「後継者不在」で廃業しないで(新聞掲載)
阿南市にある私の友人の建設会社社長は、健康問題から後継者を探していた。先ごろ「人材としてはまだ不十分だが」といいながら、後継社長に自社社員を指名した。後継者がいるのはいいほうで「後継者がいない」という悩みから事業をたたむ会社が増えている。
中小企業庁の調べでは、25年までに70歳を超える中小・零細企業経営者は245万人。その半数の127万人は後継者が未定だという。日本政策金融公庫総合研究所が、中小企業に廃業理由を聞いた調査では、3割近くが後継者問題を挙げた。
日本経済は中小企業が支えている。その貴重な働き口としての中小企業がたたまれることは、国民にとって大きな損失となる。なんとしても食い止め、雇用を未来へと継いでいく必要性がある。
そこで浮き上がるのは「経営者としての人材をどう見いだし、マッチングしていくか」だ。社員に適材がいなければ、適合する第三者を探し出す必要がある。
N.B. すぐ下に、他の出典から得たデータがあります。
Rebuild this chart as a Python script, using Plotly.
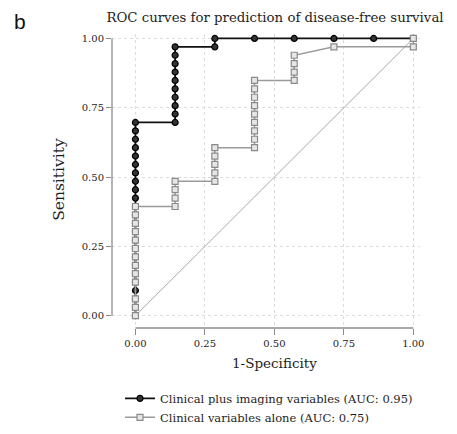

県内の商工会議所では「徳島県事業承継・引継ぎ支援センター」という活動をしている。また、金融機関にもこういった相談が集約されているだろう。そこで、各地の行政としてもこの動向をとらえ、適切なマッチング支援に動き出すことも考えていただきたい。あらゆる窓口を総動員して、徳島の中小企業を守り抜く決意が必要だ。